3. Au sujet du recrutement des étudiants
Le concours d’entrée en première année de la Faculté est supervisé par le Doyen et le Vice Doyen appuyés par leurs assistants respectifs. Il est unique pour les deux campus et toutes les filières de la Faculté. Le Décanat conçoit les épreuves et veille à leur confidentialité jusqu’à leur administration. Aujourd’hui aucun de leurs collaborateurs ne participe à la multiplication et à l’empaquetage des épreuves, même s’il faut reconnaître qu’en cette matière il n’y a pas de risque zéro. Précisons que le concours est administré dans toutes les régions du Cameroun et dans tous les pays de la sous-région après une campagne soutenue d’information dans les établissements scolaires. C’est ce qu’indique le rapport du doyen adressé récemment au Conseil Supérieur : « Cette année, grâce à une politique de proximité que nous devons aux Missions – Ucac, le nombre des étudiants de première année en provenance du Tchad et du Gabon s’est accru. La même politique a été appliquée cette année pour la Centrafrique et le Congo Brazzaville. Ce qui nous laisse espérer un effectif plus important en provenance de ces pays  en première année à la rentrée 2012-2013. » (Rapport du doyen, 2012).
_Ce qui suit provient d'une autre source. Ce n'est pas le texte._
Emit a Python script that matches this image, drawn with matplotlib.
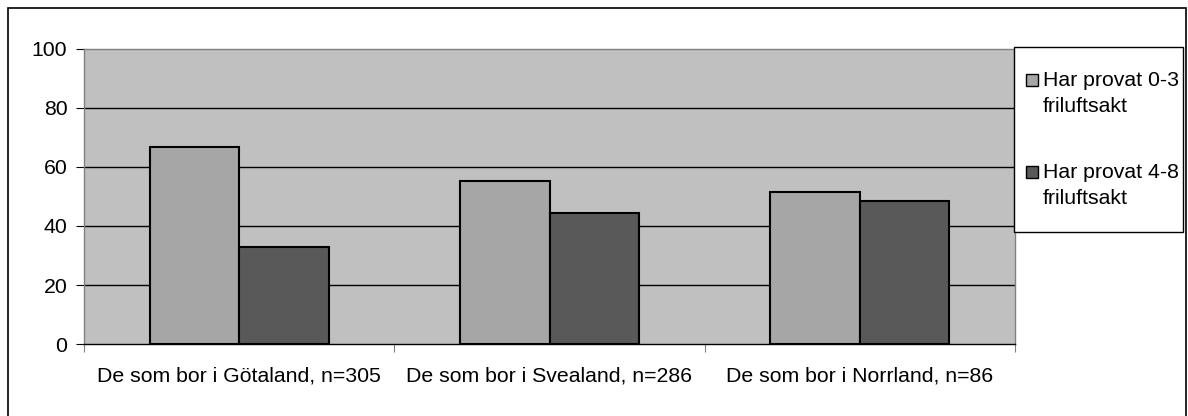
import matplotlib
matplotlib.use("Agg")
import matplotlib.pyplot as plt
from matplotlib.patches import Rectangle
import numpy as np

categories = ["De som bor i Götaland, n=305",
              "De som bor i Svealand, n=286",
              "De som bor i Norrland, n=86"]
series_names = ["Har provat 0-3\nfriluftsakt", "Har provat 4-8\nfriluftsakt"]
low_vals = [66.8, 55.3, 51.4]
high_vals = [33.0, 44.5, 48.6]
yticks = [0, 20, 40, 60, 80, 100]

LIGHT = "#a6a6a6"
DARK = "#595959"
PLOT_BG = "#c0c0c0"
W, H = 1188, 416

plt.rcParams["font.family"] = ["Liberation Sans", "DejaVu Sans"]
plt.rcParams["font.size"] = 15.3

fig = plt.figure(figsize=(11.88, 4.16), dpi=100)
ax = fig.add_axes([84 / W, 1 - 344.3 / H, (1015 - 84) / W, (344.3 - 48.5) / H])
ax.set_facecolor(PLOT_BG)

x = np.arange(len(categories))
w = 0.288
ax.bar(x - w / 2, low_vals, w, color=LIGHT, edgecolor="black", linewidth=1.5, zorder=3)
ax.bar(x + w / 2, high_vals, w, color=DARK, edgecolor="black", linewidth=1.5, zorder=3)

ax.set_xlim(-0.5, len(categories) - 0.5)
ax.set_ylim(0, 100)
ax.set_yticks(yticks)
ax.set_xticks(np.arange(len(categories) + 1) - 0.5)
ax.set_xticklabels([])
ax.set_xticks(x, minor=True)
ax.set_xticklabels(categories, minor=True)
ax.tick_params(axis="x", which="minor", length=0, pad=16)
ax.tick_params(axis="x", which="major", length=6, direction="out", color="#808080")
ax.tick_params(axis="y", length=6, direction="out", pad=6)

for v in yticks[1:-1]:
    ax.axhline(v, color="black", linewidth=1, zorder=1)

for side in ["top", "right", "left"]:
    ax.spines[side].set_color("#808080")
    ax.spines[side].set_linewidth(1)
ax.spines["bottom"].set_color("black")
ax.spines["bottom"].set_linewidth(1)

# outer chart border
fig.patches.append(Rectangle((8 / W, -0.01), (1186 - 8) / W, 1 - 8 / H + 0.01,
                             transform=fig.transFigure, fill=False,
                             edgecolor="black", linewidth=1.2))
# legend box, drawn by hand to get Excel-like spacing
fig.patches.append(Rectangle((1014 / W, 1 - 232 / H), (1183 - 1014) / W, (232 - 47) / H,
                             transform=fig.transFigure, facecolor="white",
                             edgecolor="black", linewidth=1, zorder=5))
for name, col, y0 in zip(series_names, [LIGHT, DARK], [80, 172]):
    fig.patches.append(Rectangle((1026 / W, 1 - (y0 + 6) / H), 12 / W, 12 / H,
                                 transform=fig.transFigure, facecolor=col,
                                 edgecolor="black", linewidth=1, zorder=6))
    for i, line in enumerate(name.split("\n")):
        fig.text(1043 / W, 1 - (y0 + 27 * i) / H, line, ha="left", va="center", zorder=7)

fig.savefig("out.png", dpi=100)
Après l’administration des épreuves, les assistants du Doyen et du Vice Doyen appuyés par les assistants pédagogiques (et aucun d’eux n’est de la région de l’Ouest) s’occupent de l’anonymat, du dispatching des copies aux correcteurs dont la listes est ouverte à tous les enseignants de l’Ucac, pas seulement de la faculté. Quel intérêt nos assistants qui ne sont pas de la région de l’Ouest auraient donc à mettre des signes sur les copies anonymées des candidats de la région de l’Ouest ? Et le dispatching des copies pour corrections se fait de manière aléatoire. Les archives de copies des sessions antérieures sont disponibles et une courte enquête aurait suffi pour éviter des insinuations diaboliques. J’invite le Grand Chancelier à les consulter. Après le retour des copies, ce sont encore nos assistants qui se chargent du désanonymat et du report de notes avant la saisie, qui est faite par un groupe de trois personnes et sous la supervision du Doyen. Après la saisie des notes, nos assistants préparent les documents pour le jury qui est ensuite convoqué et présidé par le doyen. Le Doyen et le Vice Doyen n’y ont jamais demandé une faveur pour un quelconque candidat et même les évêques se gardent de nous faire des recommandations ou demandes dans ce sens parce qu’ils connaissent notre réponse. Pour nous, l’entrée à la Faculté est fondée sur le culte du mérite.  Les considérations d’ordre ethnique ne font pas partie de nos critères d’appréciation et de nos valeurs. A la délibération, nous regardons les notes et pas les noms!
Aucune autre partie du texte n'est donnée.